I mean, Nishioka came over and posted an ISO of .029 -- that is, in about half of a season, he had 50 hits, of which 45 were singles and the other 5 doubles.  As Emperor Palpatine said, I don' want that in my sight. again.


But then we siiigggghhhhhed and trudged over to the b-ref.com NPB player page, to look at all the little infielders.  Just to check whether their ISO's have been miserable.  As you know, your intuition on a position might be better than a computer's, but only after you've carefully uploaded the patterns.  How has it worked out before?

Dr. D found, to his great surprise, that the ISO's of Japanese players aren't bad.  Not at all.  Not even for the littler guys.


Q.  ISO's aren't bad for NPB players?  Like what?

A.  We found 10 Japanese hitters (with half a season's games).   This group had an ISO of .125, in 25,000 plate appearances.

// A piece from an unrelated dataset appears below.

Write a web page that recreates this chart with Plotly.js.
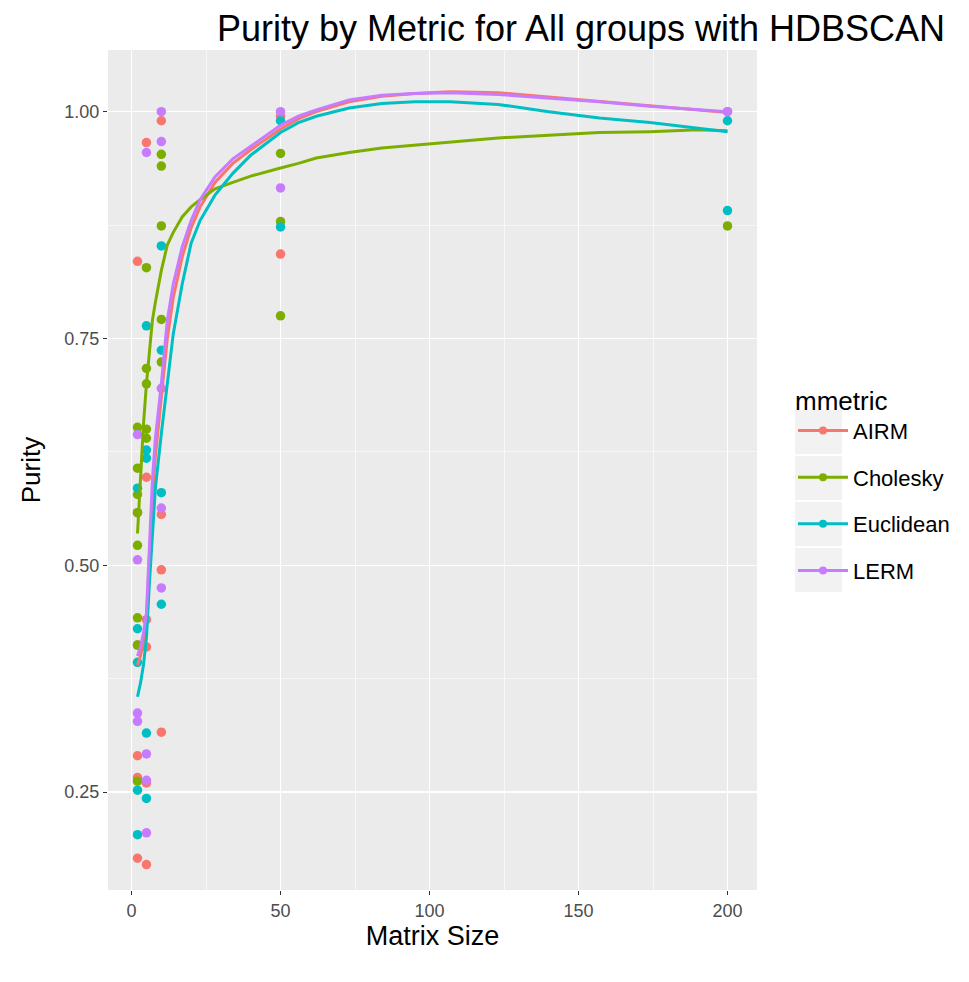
<!DOCTYPE html>
<html>
<head>
<meta charset="utf-8">
<script src="https://cdn.plot.ly/plotly-3.0.1.min.js"></script>
<style>html,body{margin:0;padding:0;background:#fff;}</style>
</head>
<body>
<div id="chart" style="width:969px;height:982px;"></div>
<script>
// ---- data ----
const metrics = ["AIRM", "Cholesky", "Euclidean", "LERM"];
const colors = ["#F8766D", "#7CAE00", "#00BFC4", "#C77CFF"];

// observed points (Matrix Size, Purity)
const airmX = [2,2,2,2,2,2, 5,5,5,5,5,5, 10,10,10,10, 50,50, 200];
const airmY = [0.835,0.558,0.412,0.290,0.266,0.177, 0.966,0.597,0.440,0.410,0.260,0.170, 0.990,0.556,0.495,0.316, 0.995,0.843, 1.000];
const cholX = [2,2,2,2,2,2,2,2, 5,5,5,5,5, 10,10,10,10,10, 50,50,50, 200];
const cholY = [0.652,0.607,0.578,0.558,0.522,0.442,0.412,0.262, 0.828,0.717,0.700,0.650,0.640, 0.953,0.940,0.874,0.771,0.724, 0.954,0.879,0.775, 0.874];
const euclX = [2,2,2,2,2, 5,5,5,5,5, 10,10,10,10, 50,50, 200,200];
const euclY = [0.585,0.430,0.393,0.252,0.203, 0.764,0.627,0.618,0.315,0.243, 0.852,0.737,0.580,0.457, 0.990,0.873, 0.990,0.891];
const lermX = [2,2,2,2, 5,5,5,5, 10,10,10,10,10, 50,50, 200];
const lermY = [0.644,0.506,0.337,0.328, 0.955,0.292,0.263,0.205, 1.000,0.967,0.695,0.563,0.475, 1.000,0.916, 1.000];

// smoothed (loess) curves
const fitX = [2,3,4,5,6,7,8,10,12,14,17,20,23,28,34,40,50,56,62,73,84,95,107,123,140,157,174,190,200];
const airmFit = [0.390,0.400,0.415,0.440,0.510,0.575,0.620,0.685,0.750,0.795,0.840,0.872,0.895,0.922,0.943,0.958,0.981,0.992,1.000,1.011,1.017,1.020,1.022,1.021,1.016,1.011,1.006,1.002,0.999];
const cholFit = [0.535,0.600,0.655,0.700,0.740,0.770,0.790,0.825,0.853,0.867,0.884,0.895,0.903,0.915,0.922,0.929,0.938,0.943,0.949,0.955,0.960,0.963,0.967,0.971,0.974,0.977,0.978,0.980,0.979];
const euclFit = [0.355,0.370,0.390,0.420,0.480,0.540,0.585,0.645,0.700,0.755,0.810,0.855,0.880,0.908,0.932,0.952,0.977,0.988,0.995,1.004,1.009,1.011,1.011,1.008,1.000,0.993,0.988,0.982,0.978];
const lermFit = [0.400,0.410,0.425,0.447,0.520,0.594,0.640,0.700,0.770,0.810,0.851,0.880,0.903,0.928,0.948,0.962,0.985,0.995,1.002,1.013,1.018,1.020,1.021,1.019,1.015,1.011,1.006,1.002,1.000];

const xTicks = [0, 50, 100, 150, 200];
const yTicks = [0.25, 0.50, 0.75, 1.00];
const yTickText = ["0.25", "0.50", "0.75", "1.00"];
// -----------------------------------

const ptsX = [airmX, cholX, euclX, lermX];
const ptsY = [airmY, cholY, euclY, lermY];
const fits = [airmFit, cholFit, euclFit, lermFit];

const PL = 108, PR = 757, PT = 50, PB = 890, W = 969, H = 982;

const traces = [];
metrics.forEach((m, i) => {
  traces.push({
    type: "scatter", mode: "markers", x: ptsX[i], y: ptsY[i],
    marker: {color: colors[i], size: 9.5, line: {width: 0}},
    showlegend: false, name: m
  });
});
metrics.forEach((m, i) => {
  traces.push({
    type: "scatter", mode: "lines", x: fitX, y: fits[i],
    line: {color: colors[i], width: 3},
    showlegend: false, name: m
  });
});
// legend entries (line + point, like ggplot key)
metrics.forEach((m, i) => {
  traces.push({
    type: "scatter", mode: "lines+markers", x: [null], y: [null],
    line: {color: colors[i], width: 3},
    marker: {color: colors[i], size: 8},
    name: m, legendgroup: m, showlegend: true
  });
});

// grey key backgrounds (ggplot legend.key)
const keyCenters = [432, 478, 524, 570];
const toPx = v => (v - PL) / (PR - PL);
const toPy = v => (PB - v) / (PB - PT);
const shapes = keyCenters.map(c => ({
  type: "rect", xref: "paper", yref: "paper", layer: "below",
  x0: toPx(795), x1: toPx(842), y0: toPy(c + 22), y1: toPy(c - 22),
  fillcolor: "#F2F2F2", line: {width: 0}
}));

const layout = {
  width: W, height: H,
  margin: {l: PL, r: W - PR, t: PT, b: H - PB},
  paper_bgcolor: "#FFFFFF",
  plot_bgcolor: "#EBEBEB",
  font: {family: "Liberation Sans, Arial, sans-serif", color: "#000"},
  title: {
    text: "Purity by Metric for All groups with HDBSCAN",
    font: {size: 36, color: "#000"},
    x: 581 / W, xanchor: "center", xref: "container",
    y: 1 - 28 / H, yanchor: "middle", yref: "container"
  },
  xaxis: {
    range: [-7.9, 209.9],
    tickmode: "array", tickvals: xTicks,
    showgrid: true, gridcolor: "#FFFFFF", gridwidth: 1.3,
    minor: {tickmode: "array", tickvals: [25, 75, 125, 175], showgrid: true, gridcolor: "#FFFFFF", gridwidth: 0.6},
    zeroline: false, showline: false,
    ticks: "outside", ticklen: 4, tickcolor: "#333333", tickwidth: 1,
    tickfont: {size: 18, color: "#4D4D4D"},
    title: {text: "Matrix Size", font: {size: 27, color: "#000"}, standoff: 6}
  },
  yaxis: {
    range: [0.142, 1.068],
    tickmode: "array", tickvals: yTicks, ticktext: yTickText,
    showgrid: true, gridcolor: "#FFFFFF", gridwidth: 1.3,
    minor: {tickmode: "array", tickvals: [0.375, 0.625, 0.875], showgrid: true, gridcolor: "#FFFFFF", gridwidth: 0.6},
    zeroline: false, showline: false,
    ticks: "outside", ticklen: 4, tickcolor: "#333333", tickwidth: 1,
    tickfont: {size: 18, color: "#4D4D4D"},
    title: {text: "Purity", font: {size: 26, color: "#000"}, standoff: 16}
  },
  legend: {
    x: toPx(793), xanchor: "left", y: toPy(376), yanchor: "top",
    bgcolor: "rgba(0,0,0,0)",
    font: {size: 22, color: "#000"},
    title: {text: "mmetric", font: {size: 26, color: "#000"}},
    traceorder: "grouped", tracegroupgap: 15,
    itemwidth: 50
  },
  shapes: shapes,
  showlegend: true
};

Plotly.newPlot("chart", traces, layout, {displayModeBar: false, staticPlot: true});
</script>
</body>
</html>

.140 to .150 is ML average, and as a rule the 10 players were smaller guys.  We're just saying:  you can't knock the bat out of their hands.

In fact, of the ten players we looked at (Godzilla, Ichiro, Johjima, Iguchi, Fukudome, Taguchi, K-Mat, Iwamura, Shinjo and Nishioka) ... Ichiro had the lowest career ISO.  Except for Nishioka's 68 games.  Think about that for a minute.  That's a little like saying that ten MLB players went to Japan, and Dustin Ackley had the least power.

So Dr. D was placing wayyyyyy too much weight on Nishioka's little 68-game travail.


Q.  Supposing that Kawasaki could defend himself at the plate?  Would a 75-OPS+ shortstop be of any use?

A.  Well, Capt. Jack is on his third iteration of that algorithm ... what was it that he paid Jack Wilson to provide that?

Old-school baseball men are partial to great defensive shortstops who are "pesky" with the bat.  In my day the World Series teams lived on that fare ... Dave Concepcion, Bert Campaneris and all the rest of them.

Did you notice how tolerant and friendly the scouts sounded this time?  :- )


Awfully tough to replace Brendan Ryan with Kawasaki, considering the hair-fine territorial instincts of American players.  Brendan Ryan has a great baseball face, you know?


ghost's picture

...that in any leage to league conversion, the right answer is not to apply a series of linear correlations...but to do curve fitting based on skills.  When I say curve fitting, I literally mean fit the entire curve.  You need to know what the 95th percentile AAA player does when going to the big leagues.  Not what the (140 OPS+) player does.  And you want to know the same thing in re: Japan.  Munenori is a (insert)th percentile player in the NPB (fill me in, NPB experts)...and that group lands on the (insert) percentile in the big leagues?
I have a feeling he's lower on that scale than we want.  I have a feeling it's the smarter course to pass on him.  And I have an ugly feeling we won't do that.


No telling how weakly Kawasaki could hit, from the standpoint of that curve-vs-curve paradigm you're talking about.
From the standpoint of watching him in the batter's box, I do wonder whether he can pull a Taguchi and play "up" in the States.  Kawasaki takes the anti-Figgins swing in the box, and he's got a good eye, and he bats left.
If Kawasaki is willing to accept a low bar on playing time, and genuinely prove it, I'd be enthused to have him.


Or so the Japanese papers are speculating, as Kawasaki gets on a plane headed East.
Zduriencik again affirmed his desire for a backup shortstop, earlier emphasizing the glove side of that.  
Could see Kawasaki being a factor in a rebound season for Ichiro, and I'd enjoy watching him play.